(The task):
Lift out, unaltered, the lines of the material below between the line holding "The picture is" and the line holding "const xTickValues = [-3, -2, -1, 0, 1, 2, 3];", counting both.

(Data lines):
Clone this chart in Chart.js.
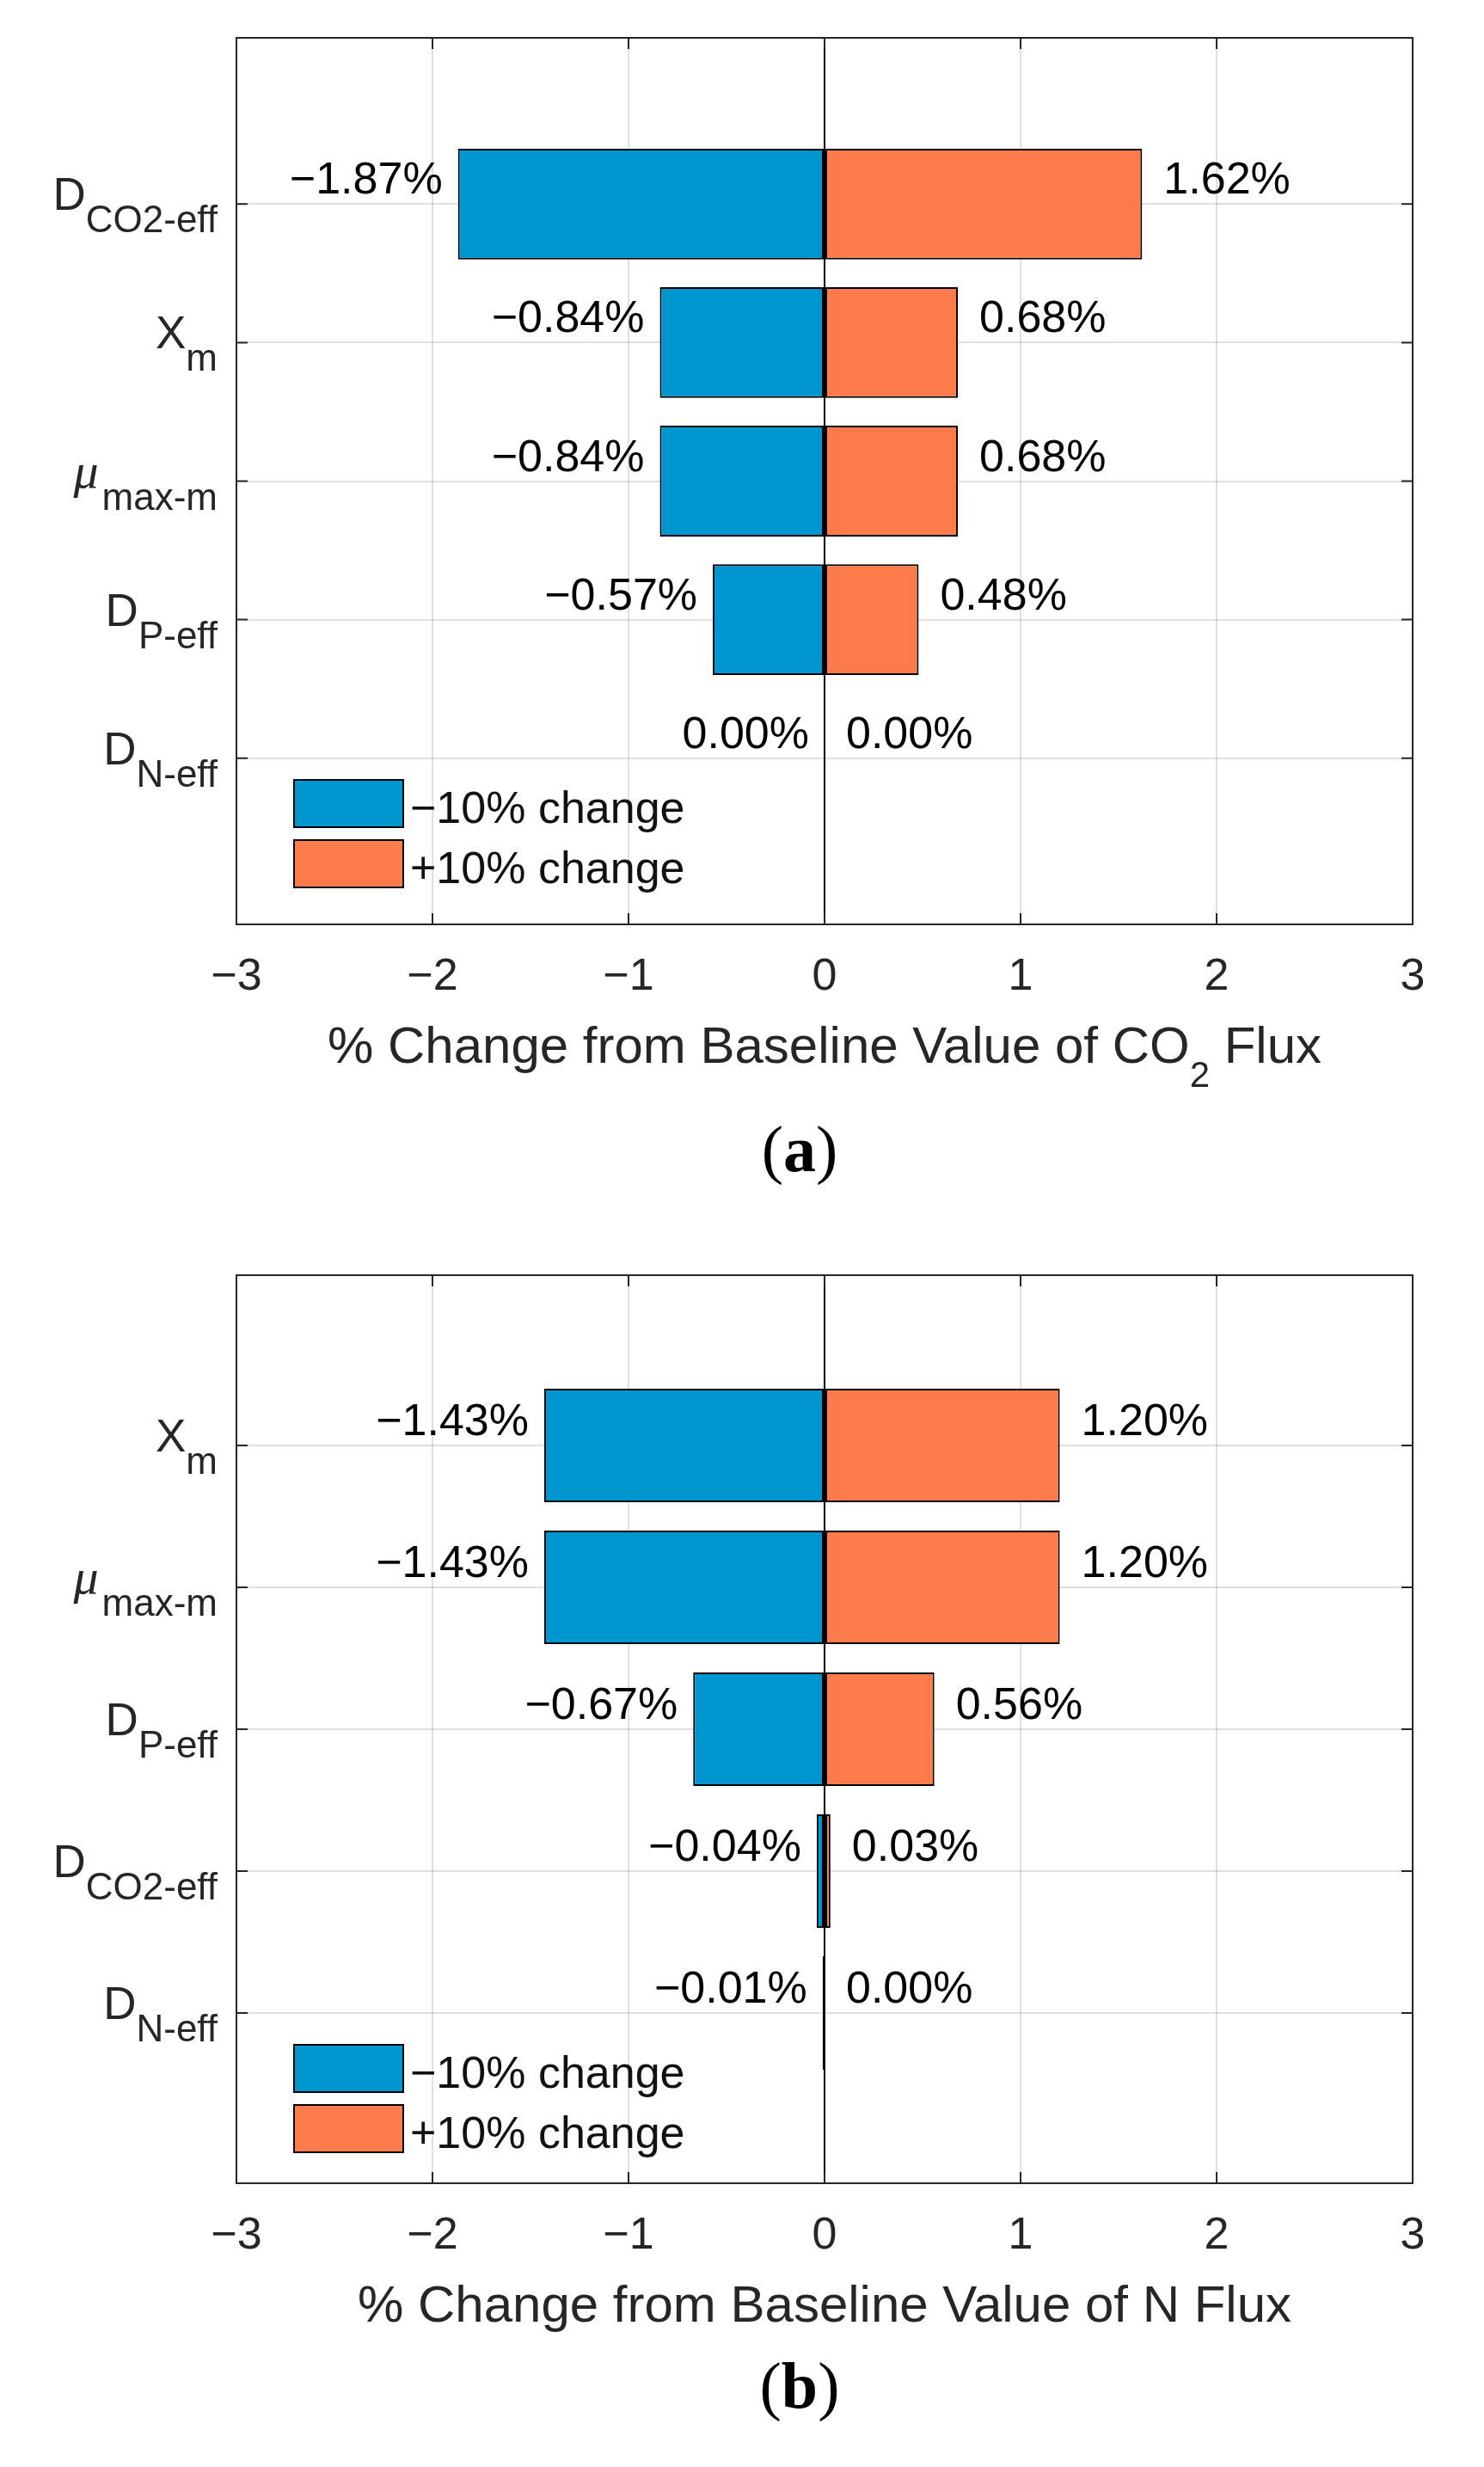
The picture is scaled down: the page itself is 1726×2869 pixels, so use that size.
<!DOCTYPE html>
<html>
<head>
<meta charset="utf-8">
<script src="https://cdn.jsdelivr.net/npm/chart.js@4.4.1/dist/chart.umd.min.js"></script>
<style>
  html, body { margin: 0; padding: 0; background: #ffffff; }
  body { width: 1726px; height: 2869px; position: relative; overflow: hidden; }
  .wrap { position: absolute; left: 0; width: 1726px; }
</style>
</head>
<body>
<div class="wrap" style="top:0px;height:1400px;"><canvas id="chartA"></canvas></div>
<div class="wrap" style="top:1400px;height:1469px;"><canvas id="chartB"></canvas></div>
<script>
// ---------------- data ----------------
const seriesNames = ['\u221210% change', '+10% change'];
const xTickValues = [-3, -2, -1, 0, 1, 2, 3];

// Chart (a): CO2 flux
const labelMainA = ['D', 'X', '\u03bc', 'D', 'D'];
const labelSubA  = ['CO2-eff', 'm', 'max-m', 'P-eff', 'N-eff'];
const minusA = [-1.87, -0.84, -0.84, -0.57, 0.00];
const plusA  = [1.62, 0.68, 0.68, 0.48, 0.00];
const titleA = ['% Change from Baseline Value of CO', '2', ' Flux'];
const captionA = 'a';

// Chart (b): N flux
const labelMainB = ['X', '\u03bc', 'D', 'D', 'D'];
const labelSubB  = ['m', 'max-m', 'P-eff', 'CO2-eff', 'N-eff'];
const minusB = [-1.43, -1.43, -0.67, -0.04, -0.01];
const plusB  = [1.20, 1.20, 0.56, 0.03, 0.00];
const titleB = ['% Change from Baseline Value of N Flux', '', ''];
const captionB = 'b';

// ---------------- styling ----------------
const SANS = '"Liberation Sans", Arial, Helvetica, sans-serif';
const SERIF = '"Liberation Serif", "Times New Roman", serif';
const BLUE = '#0096CF';
const ORANGE = '#FE7C4B';
const AXIS = '#262626';

function fmt(v) {
  return (v < 0 ? '\u2212' : '') + Math.abs(v).toFixed(2) + '%';
}

const decoPlugin = {
  id: 'deco',
  afterDraw(chart, args, o) {
    const ctx = chart.ctx;
    const a = chart.chartArea;
    const xs = chart.scales.x, ys = chart.scales.y;
    ctx.save();

    // axes box
    ctx.strokeStyle = AXIS;
    ctx.lineWidth = 2;
    ctx.strokeRect(a.left, a.top, a.right - a.left, a.bottom - a.top);

    // inward tick marks on all four sides
    ctx.beginPath();
    xs.ticks.forEach(t => {
      const p = xs.getPixelForValue(t.value);
      if (p <= a.left + 1 || p >= a.right - 1) return;
      ctx.moveTo(p, a.bottom); ctx.lineTo(p, a.bottom - o.tickLen);
      ctx.moveTo(p, a.top); ctx.lineTo(p, a.top + o.tickLen);
    });
    ys.ticks.forEach(t => {
      const p = ys.getPixelForValue(t.value);
      ctx.moveTo(a.left, p); ctx.lineTo(a.left + o.tickLen, p);
      ctx.moveTo(a.right, p); ctx.lineTo(a.right - o.tickLen, p);
    });
    ctx.stroke();

    // y category labels with subscripts
    ctx.fillStyle = AXIS;
    ctx.textAlign = 'left';
    ctx.textBaseline = 'alphabetic';
    o.mains.forEach((m, i) => {
      const py = ys.getPixelForValue(i + 1);
      const isMu = m === '\u03bc';
      const mainFont = isMu ? ('italic ' + o.muSize + 'px ' + SERIF) : (o.mainSize + 'px ' + SANS);
      const subFont = o.subSize + 'px ' + SANS;
      ctx.font = subFont;
      const ws = ctx.measureText(o.subs[i]).width;
      ctx.font = mainFont;
      const wm = ctx.measureText(m).width;
      const right = a.left - o.labelGap;
      ctx.font = mainFont;
      ctx.fillText(m, right - ws - wm - (isMu ? 4 : 0), py + o.mainDrop);
      ctx.font = subFont;
      ctx.fillText(o.subs[i], right - ws, py + o.subDrop);
    });

    // value labels next to bars
    ctx.fillStyle = '#000';
    ctx.font = o.valueSize + 'px ' + SANS;
    chart.data.datasets.forEach((ds, d) => {
      ds.data.forEach(pt => {
        const px = xs.getPixelForValue(pt.x);
        const py = ys.getPixelForValue(pt.y) - o.valueRaise;
        if (d === 0) {
          ctx.textAlign = 'right';
          ctx.fillText(fmt(pt.x), px - o.negGap, py);
        } else {
          ctx.textAlign = 'left';
          ctx.fillText(fmt(pt.x), px + o.posGap, py);
        }
      });
    });

    // legend (inside axes, lower left)
    ctx.textAlign = 'left';
    ctx.font = o.legendSize + 'px ' + SANS;
    chart.data.datasets.forEach((ds, d) => {
      const top = a.bottom - o.legendFromBottom + d * (o.patchH + o.patchGap);
      const left = a.left + o.legendLeft;
      ctx.fillStyle = ds.backgroundColor;
      ctx.fillRect(left, top, o.patchW, o.patchH);
      ctx.strokeStyle = '#000';
      ctx.lineWidth = 2;
      ctx.strokeRect(left, top, o.patchW, o.patchH);
      ctx.fillStyle = '#111';
      ctx.fillText(ds.label, left + o.patchW + 8, top + o.patchH - 5);
    });

    // x axis title (with optional subscript)
    const t = o.title;
    const cx = (a.left + a.right) / 2;
    const by = a.bottom + o.titleDrop;
    ctx.fillStyle = AXIS;
    const fMain = o.titleSize + 'px ' + SANS;
    const fSub = o.titleSubSize + 'px ' + SANS;
    ctx.font = fMain; const w1 = ctx.measureText(t[0]).width; const w3 = ctx.measureText(t[2]).width;
    ctx.font = fSub; const w2 = ctx.measureText(t[1]).width;
    let x0 = cx - (w1 + w2 + w3) / 2;
    ctx.font = fMain; ctx.fillText(t[0], x0, by);
    ctx.font = fSub; ctx.fillText(t[1], x0 + w1, by + o.titleSubDrop);
    ctx.font = fMain; ctx.fillText(t[2], x0 + w1 + w2, by);

    // panel caption
    ctx.fillStyle = '#000';
    ctx.textAlign = 'left';
    ctx.font = o.capSize + 'px ' + SERIF;
    const wp = ctx.measureText('(').width;
    ctx.font = 'bold ' + o.capSize + 'px ' + SERIF;
    const wl = ctx.measureText(o.caption).width;
    let cx0 = o.capX - (2 * wp + wl) / 2;
    ctx.font = o.capSize + 'px ' + SERIF;
    ctx.fillText('(', cx0, o.capY);
    ctx.font = 'bold ' + o.capSize + 'px ' + SERIF;
    ctx.fillText(o.caption, cx0 + wp, o.capY);
    ctx.font = o.capSize + 'px ' + SERIF;
    ctx.fillText(')', cx0 + wp + wl, o.capY);

    ctx.restore();
  }
};

function makeChart(id, mains, subs, minus, plus, title, caption, layout) {
  const positions = mains.map((_, i) => i + 1);
  return new Chart(document.getElementById(id), {
    type: 'bar',
    data: {
      datasets: [
        {
          label: seriesNames[0],
          data: minus.map((v, i) => ({ x: v, y: positions[i] })),
          backgroundColor: BLUE
        },
        {
          label: seriesNames[1],
          data: plus.map((v, i) => ({ x: v, y: positions[i] })),
          backgroundColor: ORANGE
        }
      ]
    },
    options: {
      indexAxis: 'y',
      responsive: true,
      maintainAspectRatio: false,
      animation: false,
      devicePixelRatio: 1,
      layout: { padding: { top: layout.top, right: layout.right, left: 0, bottom: 0 } },
      datasets: {
        bar: {
          grouped: false,
          categoryPercentage: 1.0,
          barPercentage: 0.8,
          borderColor: '#000',
          borderWidth: 2,
          borderSkipped: false
        }
      },
      scales: {
        x: {
          type: 'linear',
          position: 'bottom',
          min: -3, max: 3,
          offset: false,
          afterBuildTicks: s => { s.ticks = xTickValues.map(v => ({ value: v })); },
          afterFit: s => { s.height = layout.xAxisH; },
          border: { display: false },
          grid: {
            offset: false,
            drawTicks: false,
            lineWidth: 2,
            color: c => (c.tick && c.tick.value === 0) ? '#000000' : '#e0e0e0'
          },
          ticks: {
            autoSkip: false,
            maxRotation: 0,
            padding: 30,
            color: AXIS,
            font: { family: SANS, size: 52 },
            callback: v => (v < 0 ? '\u2212' + Math.abs(v) : String(v))
          }
        },
        y: {
          type: 'linear',
          reverse: true,
          min: -0.2, max: 6.2,
          offset: false,
          z: 1,
          afterBuildTicks: s => { s.ticks = positions.map(v => ({ value: v })); },
          afterFit: s => { s.width = layout.left; },
          border: { display: false },
          grid: { offset: false, drawTicks: false, lineWidth: 2, color: 'rgba(0,0,0,0.12)' },
          ticks: { display: false }
        }
      },
      plugins: {
        legend: { display: false },
        tooltip: { enabled: false },
        deco: {
          mains: mains, subs: subs, title: title, caption: caption,
          tickLen: 13,
          labelGap: 22,
          mainSize: 53, muSize: 58, subSize: 44, mainDrop: 7, subDrop: 33,
          valueSize: 52, valueRaise: 12, negGap: 18, posGap: 25,
          legendSize: 52, legendFromBottom: layout.legendFromBottom, legendLeft: 67,
          patchW: 127, patchH: 55, patchGap: 15,
          titleSize: 60, titleSubSize: 42, titleDrop: 161, titleSubDrop: 28,
          capSize: 76, capX: 930, capY: layout.capY
        }
      }
    },
    plugins: [decoPlugin]
  });
}

makeChart('chartA', labelMainA, labelSubA, minusA, plusA, titleA, captionA,
  { top: 44, right: 83, left: 275, xAxisH: 325, legendFromBottom: 168, capY: 1362 });
makeChart('chartB', labelMainB, labelSubB, minusB, plusB, titleB, captionB,
  { top: 83, right: 83, left: 275, xAxisH: 330, legendFromBottom: 161, capY: 1400 });
</script>
</body>
</html>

(Response below):
The picture is scaled down: the page itself is 1726×2869 pixels, so use that size.
<!DOCTYPE html>
<html>
<head>
<meta charset="utf-8">
<script src="https://cdn.jsdelivr.net/npm/chart.js@4.4.1/dist/chart.umd.min.js"></script>
<style>
  html, body { margin: 0; padding: 0; background: #ffffff; }
  body { width: 1726px; height: 2869px; position: relative; overflow: hidden; }
  .wrap { position: absolute; left: 0; width: 1726px; }
</style>
</head>
<body>
<div class="wrap" style="top:0px;height:1400px;"><canvas id="chartA"></canvas></div>
<div class="wrap" style="top:1400px;height:1469px;"><canvas id="chartB"></canvas></div>
<script>
// ---------------- data ----------------
const seriesNames = ['\u221210% change', '+10% change'];
const xTickValues = [-3, -2, -1, 0, 1, 2, 3];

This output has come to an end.